Home directory is IMO a typicial anti-usecase for in-band deduplication.

> After the run I'm usually seeing between 65-75 gigabytes saved for a total
> of only 10% duplicated data. I would expect this to be fairly 'average' -
> /home on my machine has the usual stuff - documents, source code, media,
> etc.
> 
> So if you were writing your whole fs out you could expect about the same
> from inline dedupe - 10%-ish. Let's be generous and go with that number
> though as a general 'this is how much dedupe we get'.
> 
> What the memory backend is doing then is providing a cache of sha256/block
> calculations. This cache is very expensive to fill, and every written block
> must go through it. On top of that, the cache does not persist between
> mounts, and has items regularly removed from it when we run low on memory.
> All of this will drive down the amount of duplicated data we can find.
> 
> So our best case savings is probably way below 10% - let's be _really_ nice
> and say 5%.
> 
> Now ask yourself the question - would you accept a write cache which is
> expensive to fill and would only have a hit rate of less than 5%?

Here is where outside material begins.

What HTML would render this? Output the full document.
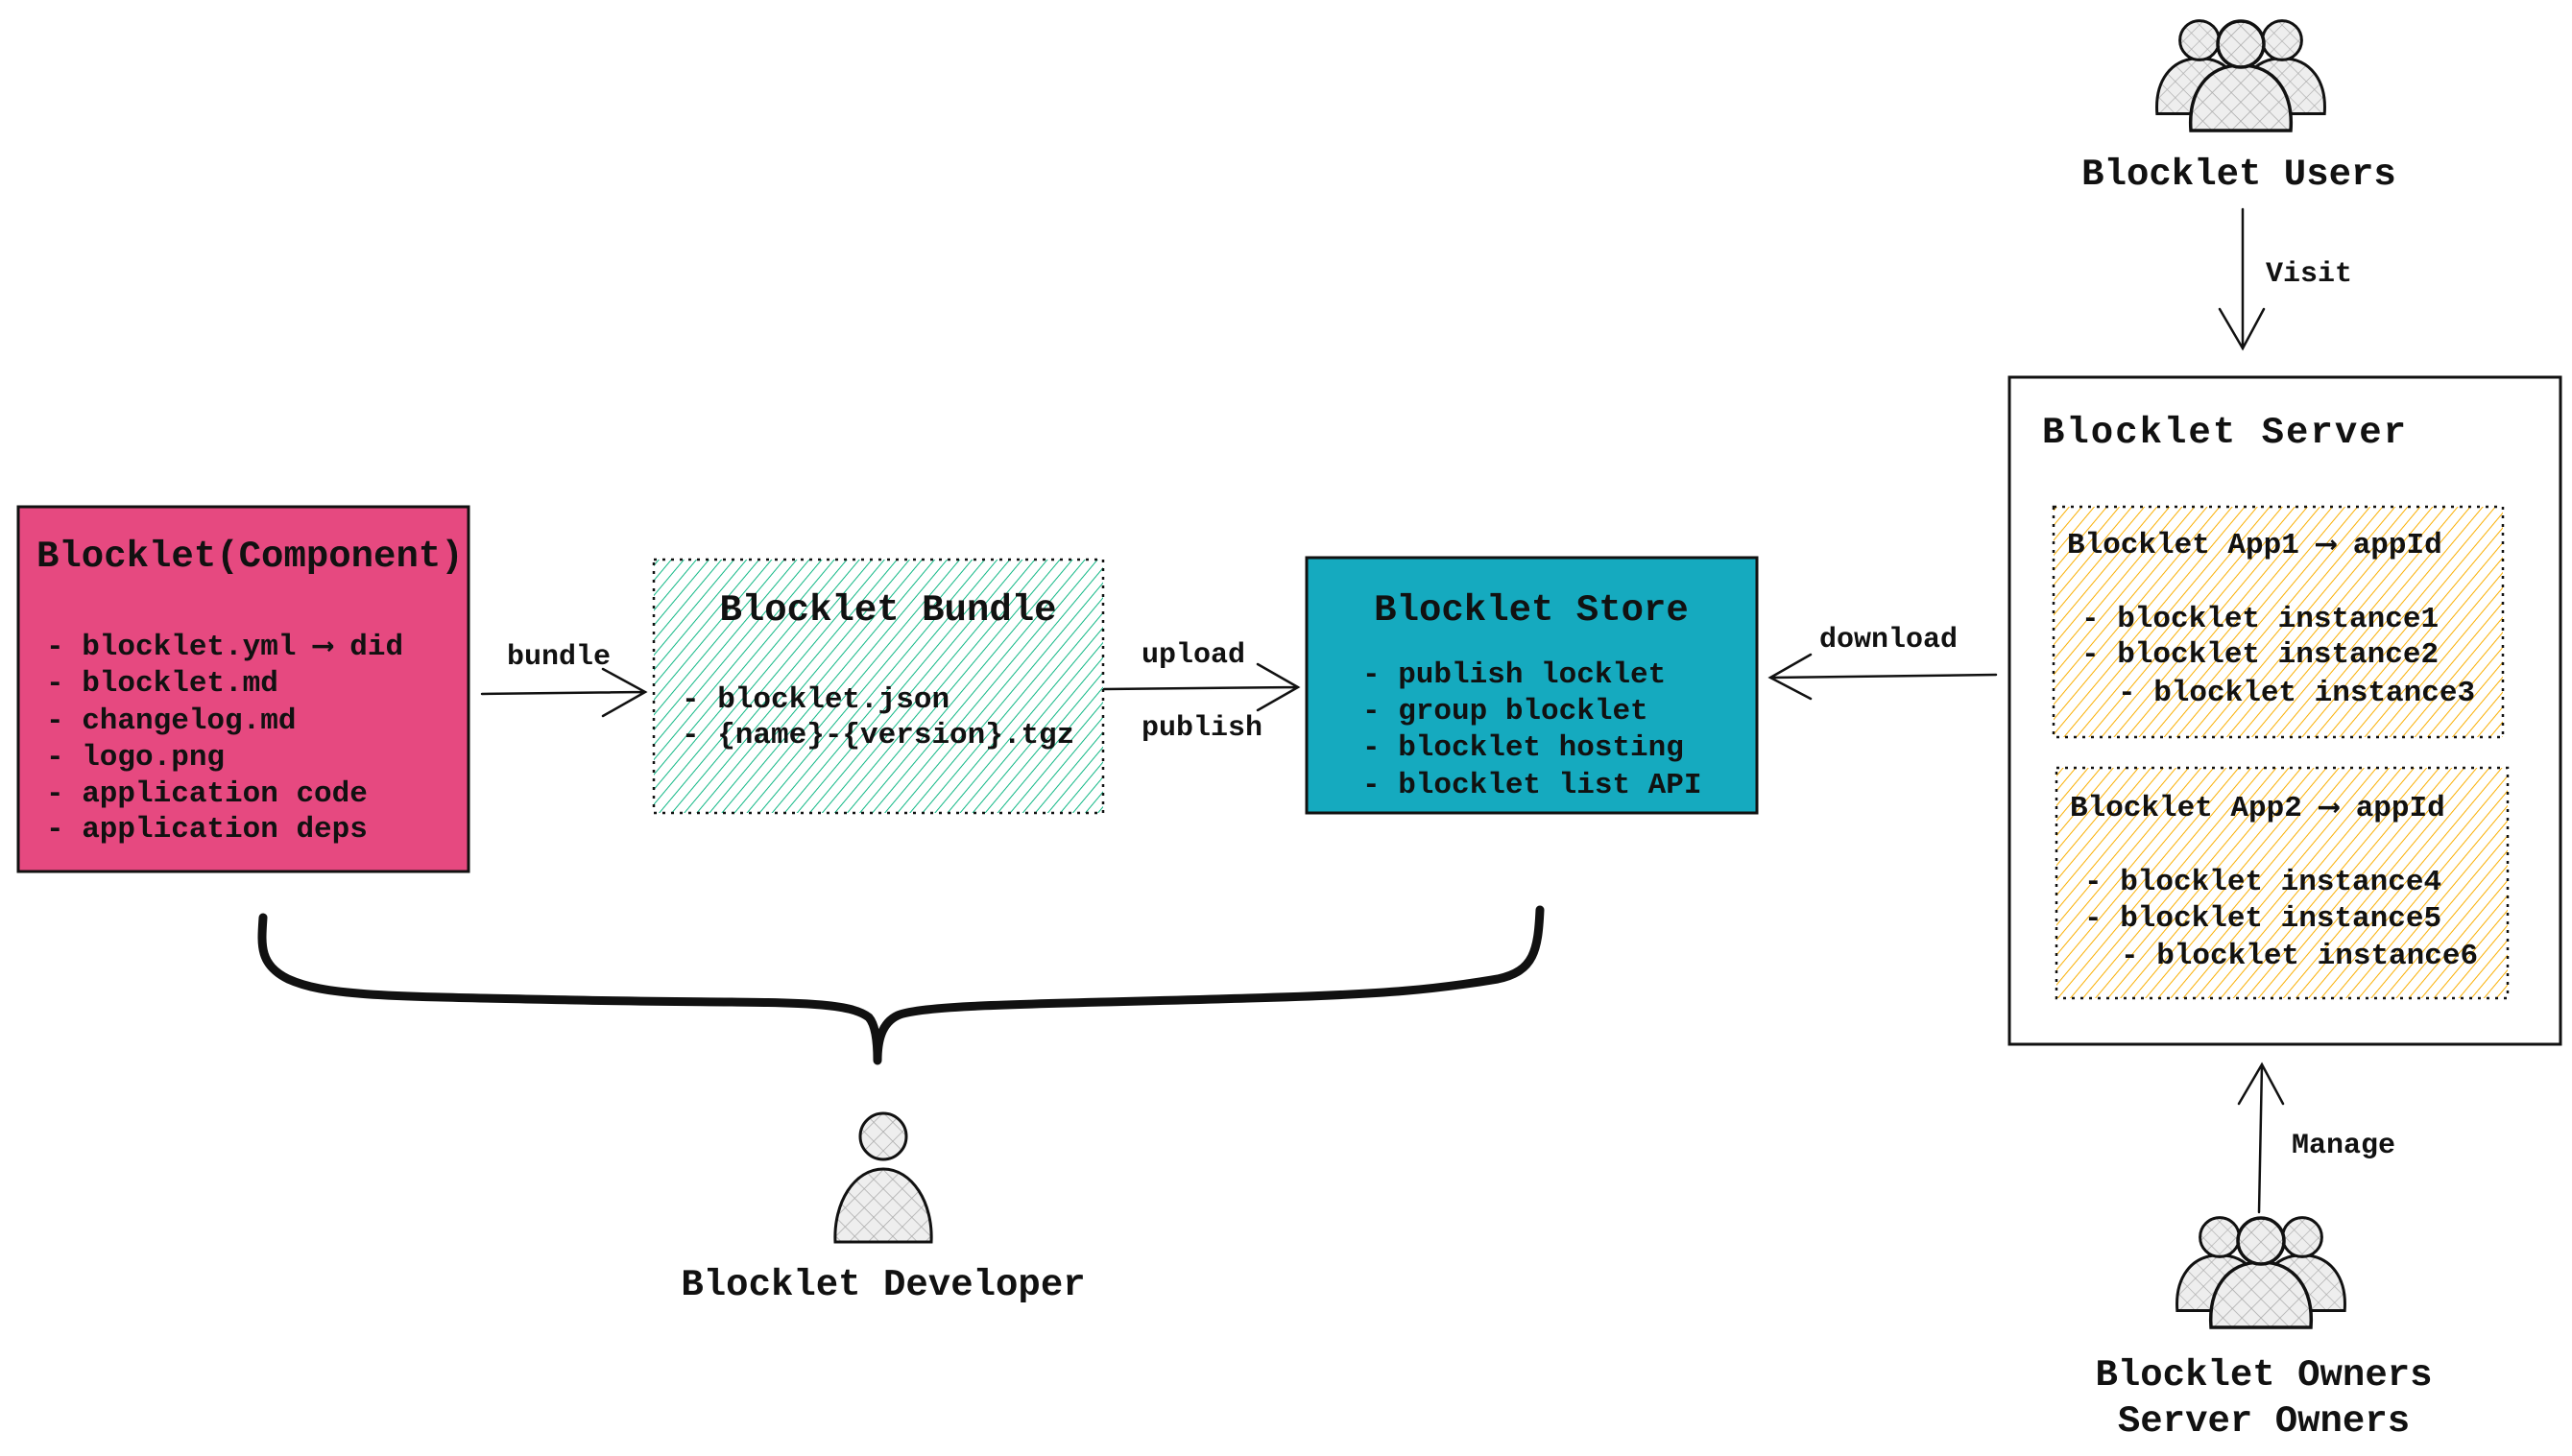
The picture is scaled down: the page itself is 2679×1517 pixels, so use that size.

I'd ask myself a diffrent question: would I turn on a write cache if the
utilization is that low? No.

The in-memory cache is not going to be on by default, it's going to help
in spefific scenarios, as described in other replies.

> Oh and there's 800 lines of userspace we'd merge to manage this cache too,
> kernel ioctls which would have to be finalized, etc.

Most of the userspace code is going to be shared with the generic dedup.
I haven't reviewed the userspace because the ioctl interfaces are not
settled so the code can change, but now it should be enough to test the
feature.

> > A usecase I find interesting is to keep the in-memory dedup cache and
> > then flush it to disk on demand, compared to automatically synced dedup
> > (eg. at commit time).
> 
> What's the benefit here? We're still going to be hashing blocks on the way
> in, and if we're not deduping them at write time then we're just have to
> remove the extents and dedupe them later.
> 
> 
> > > A couple examples sore points in my review so far:
> > > 
> > > - Internally you're using a mutex (instead of a spinlock) to lock out queries
> > >  to the in-memory hash, which I can see becoming a performance problem in the
> > >  write path.
> > > 
> > > - Also, we're doing SHA256 in the write path which I expect will
> > >  slow it down even more dramatically. Given that all the work done gets
> > >  thrown out every time we fill the hash (or remount), I just don't see much
> > >  benefit to the user with this.
> > 
> > I had some ideas to use faster hashes and do sha256 when it's going to
> > be stored on disk, but there were some concerns. The objection against
> > speed and performance hit at write time is valid. But we'll need to
> > verify that in real performance tests, which haven't happend yet up to
> > my knowledge.
> 
> This is the type of thing that IMHO absolutely must be provided with each
> code drop of the feature. Dedupe is nice but _nobody_ will use it if it's
> slow. I know this from experience. I personally feel that btrfs has had
> enough of 'cute' and 'almost working' features. If we want inline dedupe we
> should do it correctly and with the right metrics from the beginning.

That's why this feature is on slow-merge track and I'm glad that so many
people are interested. And I hope it's not just because Qu asked to
merge it. I'm pushing back on the interface side, so far I think the
feature will address real usecases.

To evaluate the feature we have to put into some more visible git tree,
not only to see how it plays together with other changes, but because
the number of people who would apply the patches from mailinglist is
low. Leaving out the patchset from a for-next is easy if we encounter
problems.

> This is slightly unrelated to our discussion but my other unsolicited
> opinion: As a kernel developer and maintainer of a file system for well over
> a decade I will say that balancing the number of out of tree patches is
> necessary but we should never be accepting of large features just because
> 'they've been out for a long time'. Again I mention this because other parts
> of the discussion felt like they were going in that direction.

The amount of attention is higher if a patchset goes from out-of-tree to
some staging level, which would be the for-next when it's going via my
trees. But this does not say anything about the timeframe of merge. The
people involved usually know where it stands but this might not be
obvious to everybody as the discussion could happen on IRC or in private
mails. Changelogs of patchset revisions usually track the progress.